● **Problem details**: Search the material below for the string "this" and extract each line that has it.

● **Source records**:
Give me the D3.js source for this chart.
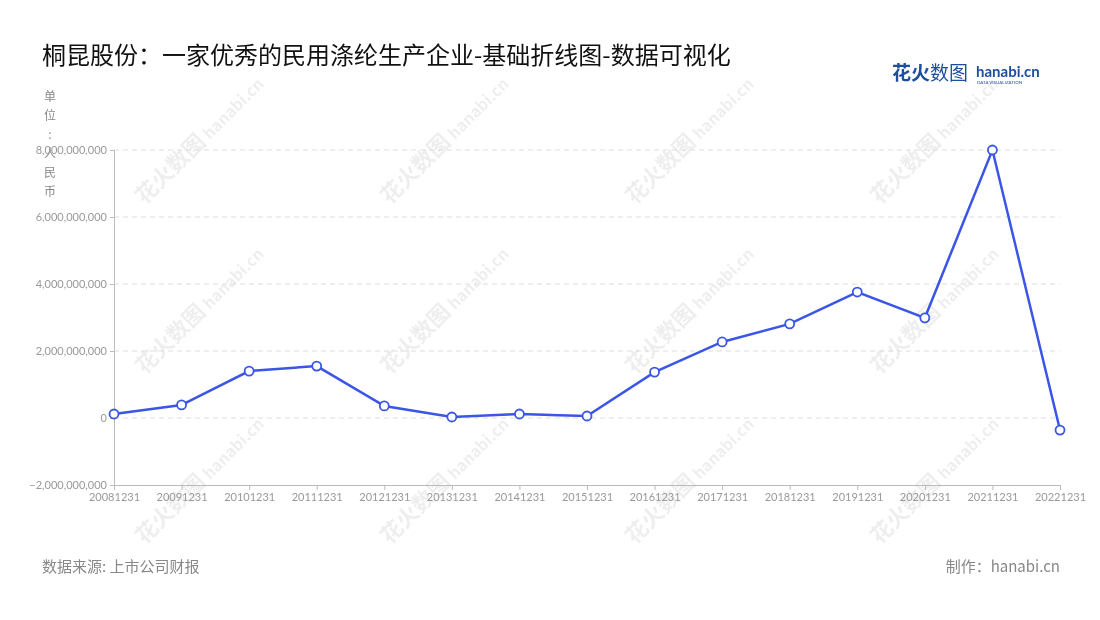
<!DOCTYPE html>
<html><head><meta charset="utf-8">
<script src="https://cdn.jsdelivr.net/npm/d3@7"></script>
<style>body{margin:0;background:#fff;font-family:"Noto Sans CJK SC","Noto Sans",sans-serif;}</style>
</head><body><svg id="c" width="1100" height="620"></svg>
<script>
var years = ["20081231","20091231","20101231","20111231","20121231","20131231","20141231","20151231","20161231","20171231","20181231","20191231","20201231","20211231","20221231"];
var values = [0.12e9,0.39e9,1.40e9,1.55e9,0.36e9,0.03e9,0.12e9,0.06e9,1.37e9,2.27e9,2.81e9,3.76e9,2.99e9,8.0e9,-0.36e9];
var yTicks = [-2e9,0,2e9,4e9,6e9,8e9];

var svg = d3.select("#c");
var font = '"Noto Sans CJK SC","Noto Sans",sans-serif';

// watermarks
var wm = svg.append("g").attr("opacity",0.07);
[130,375,620,865].forEach(function(x){
  [150,320,490].forEach(function(y){
    var g = wm.append("g").attr("transform","translate("+(x+50)+","+(y+20)+") rotate(-45)");
    g.append("text").attr("x",-50).attr("y",0).attr("font-size",22).attr("font-weight","bold").attr("fill","#000").text("花火数图");
    g.append("text").attr("x",42).attr("y",0).attr("font-size",16).attr("font-weight","bold").attr("fill","#000").text("hanabi.cn");
  });
});

var x = d3.scalePoint().domain(years).range([114,1060]);
var y = d3.scaleLinear().domain([-2e9,8e9]).range([485,150]);

svg.append("text").attr("x",42).attr("y",64).attr("font-size",24).attr("fill","#111").attr("font-family",font)
  .text("桐昆股份：一家优秀的民用涤纶生产企业-基础折线图-数据可视化");

// logo
svg.append("text").attr("x",892).attr("y",80).attr("font-size",19).attr("font-weight","bold").attr("fill","#1f4e9c").attr("font-family",font).text("花火");
svg.append("text").attr("x",930).attr("y",80).attr("font-size",19).attr("fill","#1f4e9c").attr("font-family",font).text("数图");
svg.append("text").attr("x",976).attr("y",77).attr("font-size",15).attr("font-weight","bold").attr("fill","#1f4e9c").attr("font-family","Lato,sans-serif").text("hanabi.cn");
svg.append("text").attr("x",977).attr("y",84).attr("font-size",4.5).attr("fill","#1f4e9c").attr("font-family","Lato,sans-serif").text("DATA VISUALIZATION");

// unit label vertical
var unit = "单位：人民币".split("");
unit.forEach(function(ch,i){
  svg.append("text").attr("x",50).attr("y",101+i*19).attr("text-anchor","middle").attr("font-size",12).attr("fill","#888").attr("font-family",font).text(ch==="："?":":ch);
});

// grid
svg.append("g").selectAll("line").data(yTicks.filter(function(d){return d>-2e9;})).enter().append("line")
  .attr("x1",114).attr("x2",1060).attr("y1",function(d){return y(d);}).attr("y2",function(d){return y(d);})
  .attr("stroke","#ddd").attr("stroke-dasharray","5,4");

var ya = svg.append("g").attr("transform","translate(114,0)")
  .call(d3.axisLeft(y).tickValues(yTicks).tickFormat(d3.format(",")).tickSize(4));
ya.select(".domain").attr("stroke","#bbb");
ya.selectAll("line").attr("stroke","#bbb");
ya.selectAll("text").attr("fill","#999").attr("font-size",11).attr("font-family","Lato,sans-serif");

var xa = svg.append("g").attr("transform","translate(0,485)")
  .call(d3.axisBottom(x).tickSize(5));
xa.select(".domain").attr("stroke","#bbb");
xa.selectAll("line").attr("stroke","#bbb");
xa.selectAll("text").attr("fill","#999").attr("font-size",11).attr("font-family","Lato,sans-serif");

var line = d3.line().x(function(d,i){return x(years[i]);}).y(function(d){return y(d);});
svg.append("path").datum(values).attr("d",line).attr("fill","none").attr("stroke","#3b55e6").attr("stroke-width",2.5);
svg.append("g").selectAll("circle").data(values).enter().append("circle")
  .attr("cx",function(d,i){return x(years[i]);}).attr("cy",function(d){return y(d);}).attr("r",4.5)
  .attr("fill","#fff").attr("stroke","#3b55e6").attr("stroke-width",1.8);

svg.append("text").attr("x",42).attr("y",572).attr("font-size",15).attr("fill","#888").attr("font-family",font).text("数据来源: 上市公司财报");
svg.append("text").attr("x",1060).attr("y",572).attr("text-anchor","end").attr("font-size",15).attr("fill","#888").attr("font-family",font).text("制作：hanabi.cn");
</script></body></html>
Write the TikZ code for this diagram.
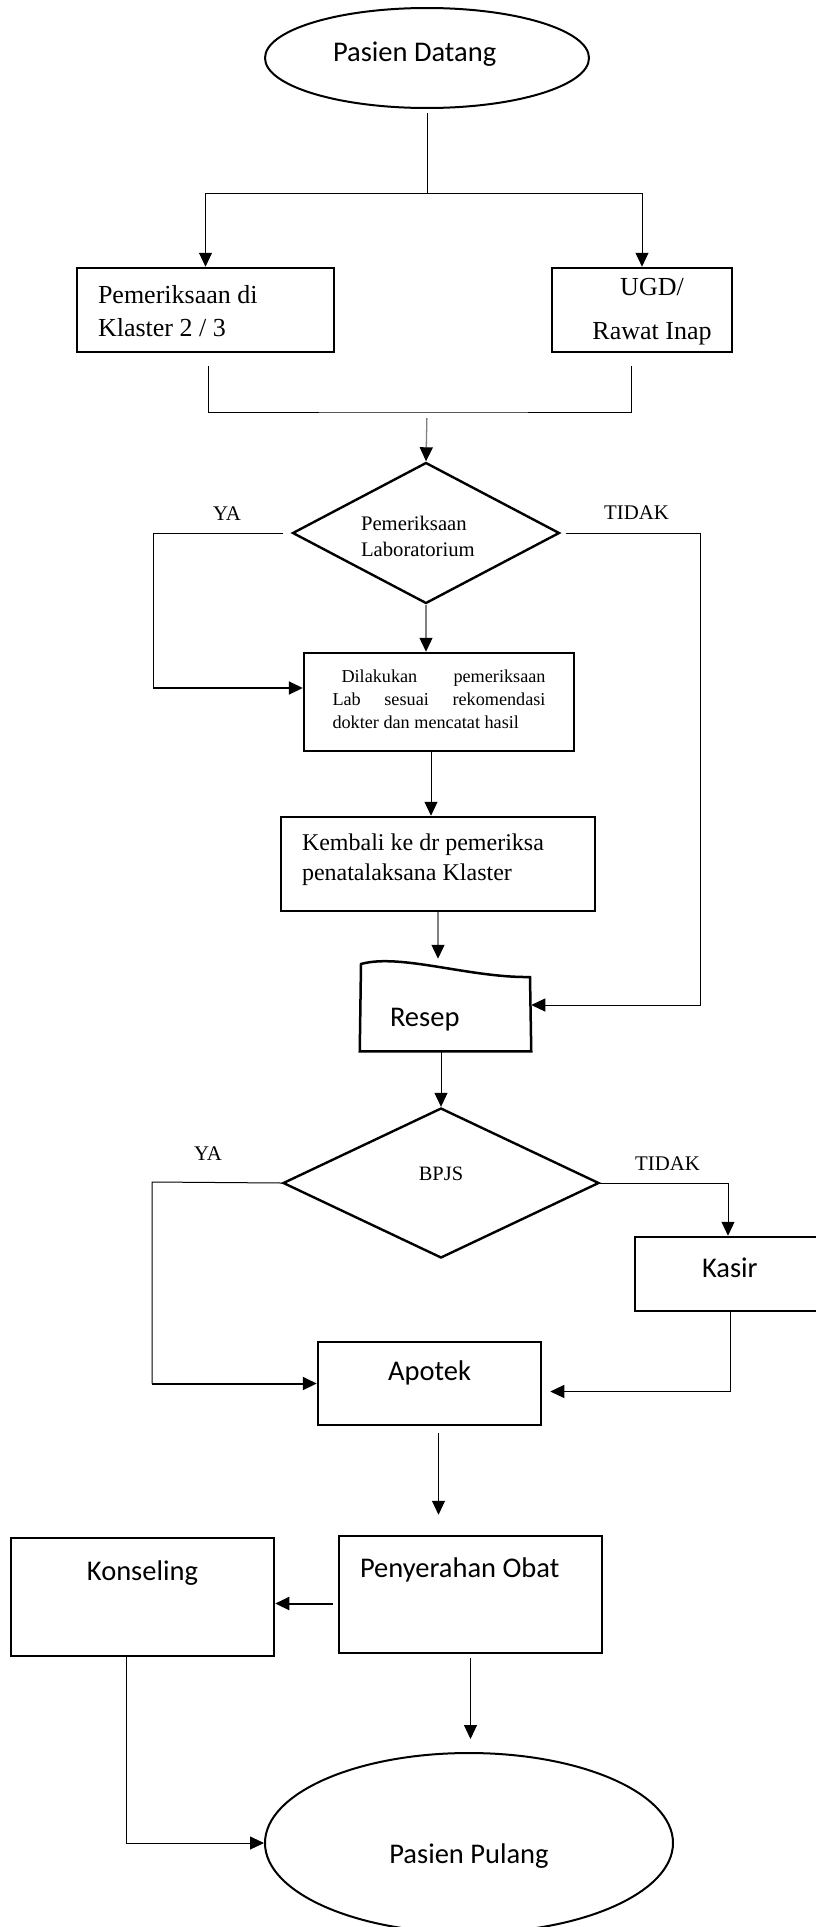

● **Written solution**:
Give me the D3.js source for this chart.
Write the TikZ code for this diagram.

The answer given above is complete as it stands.